• Data extract
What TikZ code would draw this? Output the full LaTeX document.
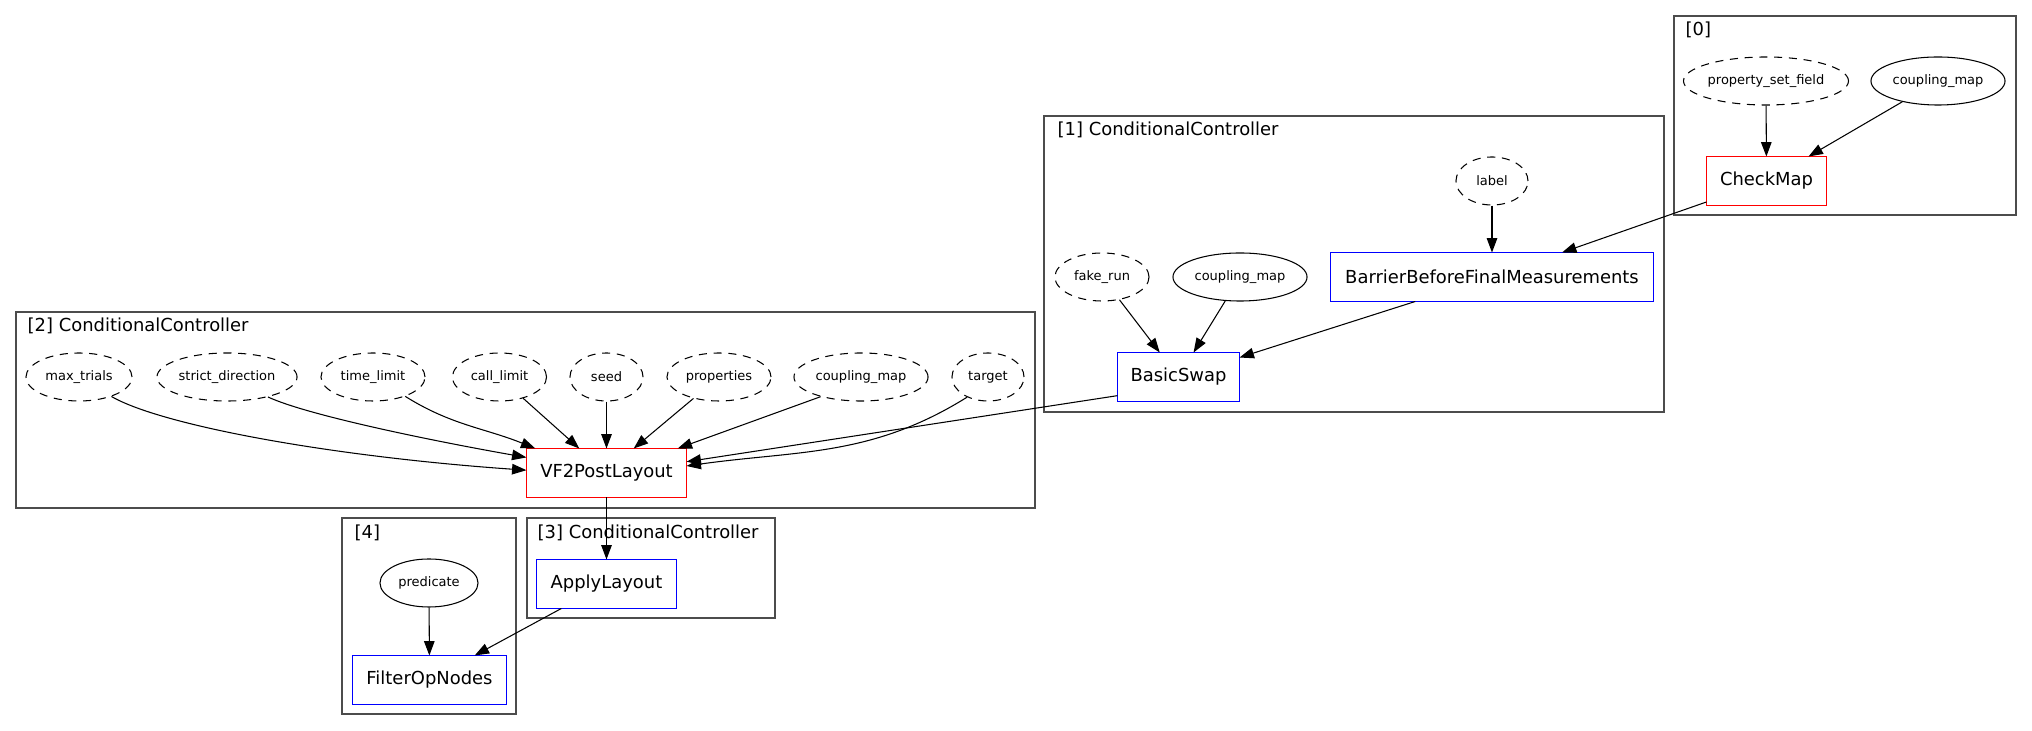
\documentclass[tikz,border=0pt]{standalone}
\usepackage{fontspec}
\setmainfont{DejaVu Sans}
\usetikzlibrary{arrows.meta,positioning,shapes.geometric,calc}

\begin{document}
\begin{tikzpicture}[
    x=0.01cm, y=0.01cm,
    pass/.style={rectangle, draw=#1, line width=0.28pt, minimum height=0.48cm,
                 inner sep=0pt, font=\fontsize{5.1}{6}\selectfont},
    optarg/.style={ellipse, draw, dash pattern=on 2.3pt off 1.9pt, line width=0.3pt,
                   minimum height=0.48cm, inner sep=0pt, font=\fontsize{3.7}{4.5}\selectfont},
    reqarg/.style={optarg, solid},
    group/.style={draw=black!70, line width=0.4pt},
    grouplabel/.style={anchor=west, inner sep=0pt, font=\fontsize{5.1}{6}\selectfont},
    arrow/.style={-{Triangle[length=4.1pt, width=3pt]}, line width=0.3pt},
]
    \useasboundingbox (0,0) rectangle (2032,-731);

    % Controller frames
    \draw[group] (1674,-16) rectangle (2016,-215);
    \node[grouplabel] (lab0) at (1685,-30) {[0]};
    \draw[group] (1044,-116) rectangle (1664,-412);
    \node[grouplabel] (lab1) at (1057,-130) {[1] ConditionalController};
    \draw[group] (16,-312) rectangle (1035,-508);
    \node[grouplabel] (lab2) at (27,-326) {[2] ConditionalController};
    \draw[group] (527,-518) rectangle (775,-618);
    \node[grouplabel] (lab3) at (537,-533) {[3] ConditionalController};
    \draw[group] (342,-518) rectangle (516,-714);
    \node[grouplabel] (lab4) at (354,-533) {[4]};

    % [0]
    \node[optarg, minimum width=1.62cm] (psf) at (1766,-81) {property\_set\_field};
    \node[reqarg, minimum width=1.34cm] (cm0) at (1938,-81) {coupling\_map};
    \node[pass=red, minimum width=1.19cm] (checkmap) at (1766.5,-181) {CheckMap};

    % [1]
    \node[optarg, minimum width=0.72cm] (lbl) at (1492,-181) {label};
    \node[pass=blue, minimum width=3.22cm] (barrier) at (1492,-277) {BarrierBeforeFinalMeasurements};
    \node[optarg, minimum width=0.94cm] (fakerun) at (1102,-277) {fake\_run};
    \node[reqarg, minimum width=1.34cm] (cm1) at (1240,-277) {coupling\_map};
    \node[pass=blue, minimum width=1.21cm] (basicswap) at (1178.5,-377) {BasicSwap};

    % [2]
    \node[optarg, minimum width=1.06cm] (maxtrials) at (79,-377) {max\_trials};
    \node[optarg, minimum width=1.40cm] (strictdir) at (227,-377) {strict\_direction};
    \node[optarg, minimum width=1.04cm] (timelimit) at (373,-377) {time\_limit};
    \node[optarg, minimum width=0.94cm] (calllimit) at (499.5,-377) {call\_limit};
    \node[optarg, minimum width=0.73cm] (seed) at (606.5,-377) {seed};
    \node[optarg, minimum width=1.04cm] (props) at (719,-377) {properties};
    \node[optarg, minimum width=1.34cm] (cm2) at (861,-377) {coupling\_map};
    \node[optarg, minimum width=0.72cm] (target) at (988,-377) {target};
    \node[pass=red, minimum width=1.59cm] (vf2) at (606.5,-473) {VF2PostLayout};

    % [3] and [4]
    \node[pass=blue, minimum width=1.39cm] (applylayout) at (606.5,-584) {ApplyLayout};
    \node[reqarg, minimum width=0.98cm] (predicate) at (429,-583) {predicate};
    \node[pass=blue, minimum width=1.53cm] (filterop) at (429.5,-680) {FilterOpNodes};

    % Arrows
    \draw[arrow] (psf) -- (checkmap);
    \draw[arrow] (cm0) -- (checkmap);
    \draw[arrow] (checkmap) -- (barrier);
    \draw[arrow] (lbl) -- (barrier);
    \draw[arrow] (fakerun) -- (basicswap);
    \draw[arrow] (cm1) -- (basicswap);
    \draw[arrow] (barrier) -- (basicswap);
    \draw[arrow] (basicswap.197) -- (vf2.8);

    \draw[arrow] (maxtrials.-31) to[out=-30, in=176, out looseness=0.35, in looseness=1.2] (vf2.178);
    \draw[arrow] (strictdir.-26) to[out=-25, in=170, out looseness=0.4] (vf2.169);
    \draw[arrow] (timelimit.-31) to[out=-32, in=158] (vf2.161);
    \draw[arrow] (calllimit.-42) -- (vf2.138);
    \draw[arrow] (seed) -- (vf2);
    \draw[arrow] (props.220) -- (vf2.42);
    \draw[arrow] (cm2.206) -- (vf2.19);
    \draw[arrow] (target.224) to[out=212, in=8] (vf2.5);

    \draw[arrow] (vf2) -- (applylayout);
    \draw[arrow] (applylayout) -- (filterop);
    \draw[arrow] (predicate) -- (filterop);
\end{tikzpicture}
\end{document}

• What you will do
Reproduce each line exactly as it appears, omitting the pictures.

• Output for this task
What TikZ code would draw this? Output the full LaTeX document.
\documentclass[tikz,border=0pt]{standalone}
\usepackage{fontspec}
\setmainfont{DejaVu Sans}
\usetikzlibrary{arrows.meta,positioning,shapes.geometric,calc}

\begin{document}
\begin{tikzpicture}[
    x=0.01cm, y=0.01cm,
    pass/.style={rectangle, draw=#1, line width=0.28pt, minimum height=0.48cm,
                 inner sep=0pt, font=\fontsize{5.1}{6}\selectfont},
    optarg/.style={ellipse, draw, dash pattern=on 2.3pt off 1.9pt, line width=0.3pt,
                   minimum height=0.48cm, inner sep=0pt, font=\fontsize{3.7}{4.5}\selectfont},
    reqarg/.style={optarg, solid},
    group/.style={draw=black!70, line width=0.4pt},
    grouplabel/.style={anchor=west, inner sep=0pt, font=\fontsize{5.1}{6}\selectfont},
    arrow/.style={-{Triangle[length=4.1pt, width=3pt]}, line width=0.3pt},
]
    \useasboundingbox (0,0) rectangle (2032,-731);

    % Controller frames
    \draw[group] (1674,-16) rectangle (2016,-215);
    \node[grouplabel] (lab0) at (1685,-30) {[0]};
    \draw[group] (1044,-116) rectangle (1664,-412);
    \node[grouplabel] (lab1) at (1057,-130) {[1] ConditionalController};
    \draw[group] (16,-312) rectangle (1035,-508);
    \node[grouplabel] (lab2) at (27,-326) {[2] ConditionalController};
    \draw[group] (527,-518) rectangle (775,-618);
    \node[grouplabel] (lab3) at (537,-533) {[3] ConditionalController};
    \draw[group] (342,-518) rectangle (516,-714);
    \node[grouplabel] (lab4) at (354,-533) {[4]};

    % [0]
    \node[optarg, minimum width=1.62cm] (psf) at (1766,-81) {property\_set\_field};
    \node[reqarg, minimum width=1.34cm] (cm0) at (1938,-81) {coupling\_map};
    \node[pass=red, minimum width=1.19cm] (checkmap) at (1766.5,-181) {CheckMap};

    % [1]
    \node[optarg, minimum width=0.72cm] (lbl) at (1492,-181) {label};
    \node[pass=blue, minimum width=3.22cm] (barrier) at (1492,-277) {BarrierBeforeFinalMeasurements};
    \node[optarg, minimum width=0.94cm] (fakerun) at (1102,-277) {fake\_run};
    \node[reqarg, minimum width=1.34cm] (cm1) at (1240,-277) {coupling\_map};
    \node[pass=blue, minimum width=1.21cm] (basicswap) at (1178.5,-377) {BasicSwap};

    % [2]
    \node[optarg, minimum width=1.06cm] (maxtrials) at (79,-377) {max\_trials};
    \node[optarg, minimum width=1.40cm] (strictdir) at (227,-377) {strict\_direction};
    \node[optarg, minimum width=1.04cm] (timelimit) at (373,-377) {time\_limit};
    \node[optarg, minimum width=0.94cm] (calllimit) at (499.5,-377) {call\_limit};
    \node[optarg, minimum width=0.73cm] (seed) at (606.5,-377) {seed};
    \node[optarg, minimum width=1.04cm] (props) at (719,-377) {properties};
    \node[optarg, minimum width=1.34cm] (cm2) at (861,-377) {coupling\_map};
    \node[optarg, minimum width=0.72cm] (target) at (988,-377) {target};
    \node[pass=red, minimum width=1.59cm] (vf2) at (606.5,-473) {VF2PostLayout};

    % [3] and [4]
    \node[pass=blue, minimum width=1.39cm] (applylayout) at (606.5,-584) {ApplyLayout};
    \node[reqarg, minimum width=0.98cm] (predicate) at (429,-583) {predicate};
    \node[pass=blue, minimum width=1.53cm] (filterop) at (429.5,-680) {FilterOpNodes};

    % Arrows
    \draw[arrow] (psf) -- (checkmap);
    \draw[arrow] (cm0) -- (checkmap);
    \draw[arrow] (checkmap) -- (barrier);
    \draw[arrow] (lbl) -- (barrier);
    \draw[arrow] (fakerun) -- (basicswap);
    \draw[arrow] (cm1) -- (basicswap);
    \draw[arrow] (barrier) -- (basicswap);
    \draw[arrow] (basicswap.197) -- (vf2.8);

    \draw[arrow] (maxtrials.-31) to[out=-30, in=176, out looseness=0.35, in looseness=1.2] (vf2.178);
    \draw[arrow] (strictdir.-26) to[out=-25, in=170, out looseness=0.4] (vf2.169);
    \draw[arrow] (timelimit.-31) to[out=-32, in=158] (vf2.161);
    \draw[arrow] (calllimit.-42) -- (vf2.138);
    \draw[arrow] (seed) -- (vf2);
    \draw[arrow] (props.220) -- (vf2.42);
    \draw[arrow] (cm2.206) -- (vf2.19);
    \draw[arrow] (target.224) to[out=212, in=8] (vf2.5);

    \draw[arrow] (vf2) -- (applylayout);
    \draw[arrow] (applylayout) -- (filterop);
    \draw[arrow] (predicate) -- (filterop);
\end{tikzpicture}
\end{document}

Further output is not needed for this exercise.